Weakness in the U.S. dollar has made U.S. assets less attractive to foreign investors. The Dollar Index, used by the ICE to track the U.S. currency versus the euro, yen, pound, Swiss franc, Canadian dollar and Swedish krona, has fallen 11 percent from its high this year of 89.624 on March 4.

Credit Default Swaps

“The urgency for money managers with large U.S. dollar holdings to diversify could well intensify,” analysts led by Callum Henderson, global head of currency strategy in Singapore at Standard Chartered Bank, wrote in a research note today.

Central bank data indicates continued foreign demand for U.S. assets. The Fed’s custodial holdings of Treasuries for foreign accounts including central banks rose to a record $1.89 trillion, according to the Fed. Foreign holders added $26.7 billion of Treasuries for the week ended May 20, the largest increase since December.

The cost to hedge against losses on U.S. government bonds for five years climbed to a three-week high, indicating perceptions the nation’s credit quality is deteriorating.
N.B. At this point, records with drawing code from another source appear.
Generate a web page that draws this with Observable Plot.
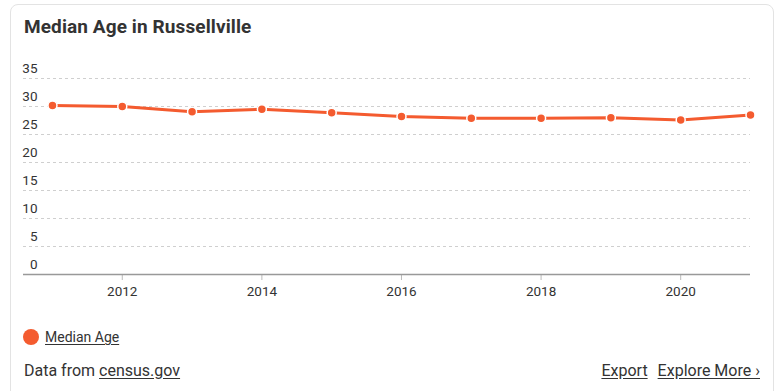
<!DOCTYPE html>
<html>
<head>
<meta charset="utf-8">
<script src="https://cdn.jsdelivr.net/npm/d3@7"></script>
<script src="https://cdn.jsdelivr.net/npm/@observablehq/plot@0.6"></script>
<style>
  html, body { margin: 0; padding: 0; background: #fff; width: 784px; height: 391px; overflow: hidden; font-family: Roboto, "Noto Sans", sans-serif; color: #333; }
  #card { position: absolute; left: 10px; top: 4px; width: 764px; height: 400px; border: 1px solid #e3e3e3; border-radius: 8px; box-sizing: border-box; }
  #title { position: absolute; left: 24px; top: 15px; font-size: 19px; font-weight: 700; color: #333; letter-spacing: 0.1px; }
  #chart { position: absolute; left: 0; top: 50px; }
  #legend { position: absolute; left: 23px; top: 329px; font-size: 14px; display: flex; align-items: center; }
  #legend .sw { width: 16px; height: 16px; border-radius: 50%; background: #f45b2f; margin-right: 6px; }
  #legend a, .foot a { color: #333; text-decoration: underline; text-underline-offset: 2px; }
  #src { position: absolute; left: 24px; top: 361px; font-size: 16px; }
  #links { position: absolute; right: 24px; top: 361px; font-size: 16px; }
  #links a { margin-left: 10px; }
</style>
</head>
<body>
<div id="card"></div>
<div id="title">Median Age in Russellville</div>
<div id="chart"></div>
<div id="legend"><span class="sw"></span><a>Median Age</a></div>
<div id="src" class="foot">Data from <a>census.gov</a></div>
<div id="links" class="foot"><a>Export</a><a>Explore More ›</a></div>
<script>
const years = [2011, 2012, 2013, 2014, 2015, 2016, 2017, 2018, 2019, 2020, 2021];
const medianAge = [30.2, 30.0, 29.05, 29.5, 28.9, 28.2, 27.9, 27.9, 28.0, 27.6, 28.5];
const yTicks = [0, 5, 10, 15, 20, 25, 30, 35];
const xTicks = [2012, 2014, 2016, 2018, 2020];

const data = years.map((y, i) => ({year: y, value: medianAge[i]}));
const orange = "#f45b2f";

const chart = Plot.plot({
  width: 784,
  height: 260,
  marginLeft: 23,
  marginRight: 34,
  marginTop: 28,
  marginBottom: 36,
  style: {fontFamily: "Roboto, sans-serif", fontSize: "13px", color: "#333", background: "transparent"},
  x: {domain: [2010.585, 2021], ticks: xTicks, tickFormat: "d"},
  y: {domain: [0, 35], ticks: yTicks},
  marks: [
    Plot.gridY(yTicks.filter(d => d > 0), {stroke: "#cfcfcf", strokeOpacity: 1, strokeDasharray: "3,3"}),
    Plot.axisY(yTicks, {anchor: "left", tickSize: 0, tickPadding: 0, dx: 14, dy: -10, textAnchor: "end", fontSize: 13.5, fill: "#333", label: null}),
    Plot.axisX(xTicks, {tickSize: 6, stroke: "#bbb", tickPadding: 6, fontSize: 13.5, fill: "#333", label: null, tickFormat: "d"}),
    Plot.ruleY([0], {stroke: "#999", strokeWidth: 1.5}),
    Plot.line(data, {x: "year", y: "value", stroke: orange, strokeWidth: 3}),
    Plot.dot(data, {x: "year", y: "value", r: 4.5, fill: orange, stroke: "#fff", strokeWidth: 1.5})
  ]
});
document.getElementById("chart").appendChild(chart);
</script>
</body>
</html>
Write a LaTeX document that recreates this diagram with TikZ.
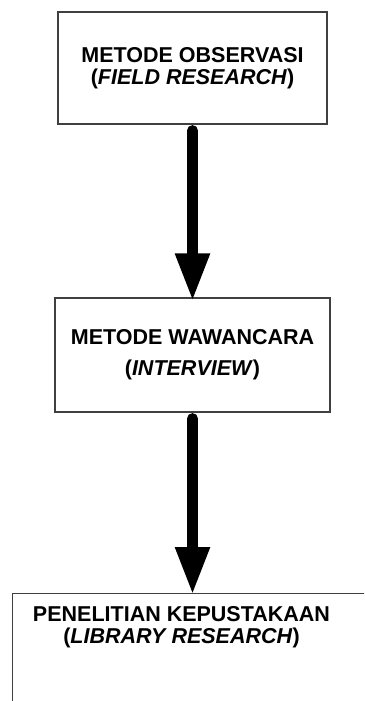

Credit-default swaps on U.S. debt rose 3.5 basis points to 41, the highest since April 29, according to prices from CMA Datavision in New York. An investor would have to pay $41,000 a year to protect $10 million of debt from default.

Credit-default swaps, contracts to protect against or speculate on default, pay the buyer face value if a borrower fails to adhere to its debt agreements.

Fed Purchases

Treasury yields rose even as the Fed bought $18.277 billion of U.S. debt in three purchase operations this week and minutes of the central bank’s April 28-29 policy meeting showed some officials judged the policy makers may need to boost asset purchases to secure a stronger economic recovery, while all agreed to hold off on such a move.

Ten-year yields have increased 92 basis points since March 18, when the Fed announced it would buy up to $300 billion in U.S. debt over six months in an effort to lower consumer borrowing costs.

“The Fed may have to announce a change in quantitative easing to help support the market,” said Thomas Tucci, head of U.S. government bond trading in New York at RBC Capital Markets, the investment-banking arm of Canada’s biggest lender. “The Fed will have to have an alternative or expansion to the current quantitative easing policy to help support the market.”

The central bank has bought $122.984 billion in government securities through the program. The Fed’s next purchase is scheduled for May 26, when it will buy Treasury Inflation Protected Securities maturing between January 2010 and April 2032, followed by a purchase of debt maturing between May 2012 and August 2013 on May 27.